The first order of business, and the impetus for starting this blog? Well, the podcast 3.5 Private Sanctuary has an ongoing a Class Feature series which analyzes various classes starting with the core classes and then fanning out into other sourcebooks at a rate of two classes per month, interspersed with their standard topics. There were three restrictions on what classes they review: They must come from sources they have access to, they can't be setting-specific, and they can't use alternate mechanical systems. So, that means no psionics, incarnum, tomes, Artificer, or Dread Necromancer (they don't have Heroes of Horror, but Archivist is in the free excerpt on WotC's site). They feel they don't have the experience with the alternate systems required to do them justice.

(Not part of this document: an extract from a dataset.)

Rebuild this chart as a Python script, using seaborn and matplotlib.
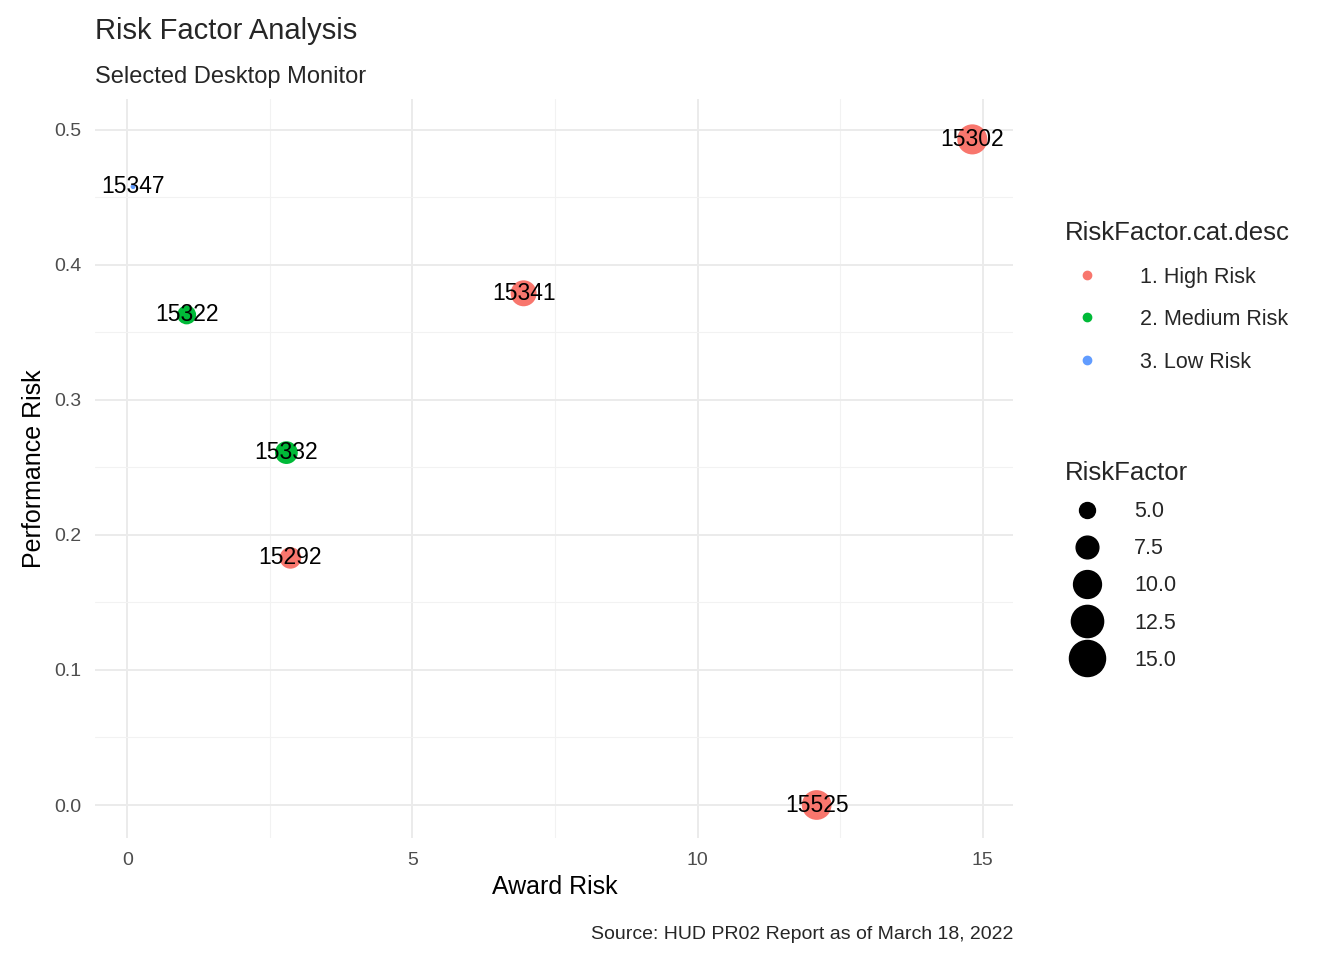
import matplotlib
matplotlib.use("Agg")
import matplotlib.pyplot as plt
from matplotlib.lines import Line2D
import numpy as np
import pandas as pd
import seaborn as sns

sns.set_style("white")
plt.rcParams['font.family'] = ['Liberation Sans', 'DejaVu Sans']

ids = ['15302', '15347', '15322', '15341', '15332', '15292', '15525']
award_risk = [14.82, 0.10, 1.04, 6.95, 2.79, 2.86, 12.09]
perf_risk = [0.493, 0.458, 0.363, 0.379, 0.261, 0.183, 0.000]
categories = ['1. High Risk', '3. Low Risk', '2. Medium Risk', '1. High Risk',
              '2. Medium Risk', '1. High Risk', '1. High Risk']
risk_factor = [11.2, 2.8, 6.0, 9.0, 7.5, 7.0, 11.0]
cat_order = ['1. High Risk', '2. Medium Risk', '3. Low Risk']
palette = {'1. High Risk': '#F8766D', '2. Medium Risk': '#00BA38', '3. Low Risk': '#619CFF'}
size_breaks = [5.0, 7.5, 10.0, 12.5, 15.0]

df = pd.DataFrame({'id': ids, 'Award': award_risk, 'Perf': perf_risk,
                   'cat': categories, 'RiskFactor': risk_factor})

# area linear in value: 5 -> 132 pt^2, 15 -> 675 pt^2
def size_of(v):
    return 132 + (v - 5) * 54.3

vmin, vmax = min(risk_factor), max(risk_factor)

fig = plt.figure(figsize=(13.44, 9.6), dpi=100)
ax = fig.add_axes([0.071, 0.127, 0.683, 0.77])
sns.scatterplot(data=df, x='Award', y='Perf', hue='cat', hue_order=cat_order,
                palette=palette, size='RiskFactor',
                sizes=(size_of(vmin), size_of(vmax)), size_norm=(vmin, vmax),
                legend=False, linewidth=0, ax=ax, zorder=3)
for _, r in df.iterrows():
    ax.text(r['Award'], r['Perf'], r['id'], ha='center', va='center', fontsize=16.5,
            color='black', zorder=4)

ax.set_xlim(-0.56, 15.54)
ax.set_ylim(-0.0245, 0.523)
ax.set_xticks([0, 5, 10, 15])
ax.set_xticks([2.5, 7.5, 12.5], minor=True)
ax.set_yticks(np.arange(0, 0.51, 0.1))
ax.set_yticks(np.arange(0.05, 0.51, 0.1), minor=True)
ax.set_yticklabels([f'{v:.1f}' for v in np.arange(0, 0.51, 0.1)])
ax.grid(which='major', color='#EBEBEB', linewidth=1.4)
ax.grid(which='minor', color='#F2F2F2', linewidth=0.8)
ax.set_axisbelow(True)
for s in ax.spines.values():
    s.set_visible(False)
ax.tick_params(axis='both', which='both', length=0, labelsize=14, colors='#4D4D4D', pad=10)
ax.set_xlabel('Award Risk', fontsize=18, color='black', labelpad=4)
ax.set_ylabel('Performance Risk', fontsize=18, color='black', labelpad=6)

fig.text(0.071, 0.968, 'Risk Factor Analysis', fontsize=21, va='center')
fig.text(0.071, 0.92, 'Selected Desktop Monitor', fontsize=17, va='center')
fig.text(0.754, 0.027, 'Source: HUD PR02 Report as of March 18, 2022', fontsize=14,
         ha='right', va='center')

h1 = [Line2D([], [], marker='o', linestyle='', color=palette[c], markersize=6, label=c)
      for c in cat_order]
fig.legend(handles=h1, title='RiskFactor.cat.desc', loc='upper left',
           bbox_to_anchor=(0.778, 0.79), frameon=False, fontsize=15.5,
           title_fontsize=18.5, labelspacing=1.0, handletextpad=1.5,
           alignment='left')
h2 = [Line2D([], [], marker='o', linestyle='', color='black',
             markersize=np.sqrt(size_of(v)), label=f'{v:.1f}') for v in size_breaks]
fig.legend(handles=h2, title='RiskFactor', loc='upper left',
           bbox_to_anchor=(0.778, 0.54), frameon=False, fontsize=15.5,
           title_fontsize=18.5, labelspacing=0.75, handletextpad=1.2,
           alignment='left')

fig.savefig('out.png', dpi=100)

So, I'm picking up where they're leaving off (or... will have left off once they finish... or something). Once a week (unless plans change, expect hiatuses as this is a busy time in my life), I intend to put out a write-up on one class that they're not covering. The list is as follows:

Ardent, Artificer, Binder, Crusader, Divine Mind, Dread Necromancer, Erudite, Incarnate, Lurk, Psion, Psychic Rogue, Psychic Warrior, Shadowcaster, Soulborn, Soulknife, Swordsage, Totemist, Truenamer, Warblade, Wilder.

That's twenty classes. I'm not sure what order I'll go in, but the Tome of Battle classes will need a primer or two, so they'll likely come later. The first class I'm gonna tackle will probably be Shadowcaster. I may begin with the real turkeys (Shadowcaster, Truenamer, Divine Mind, Soulknife, Soulborn) just to get them out of the way, but we'll see.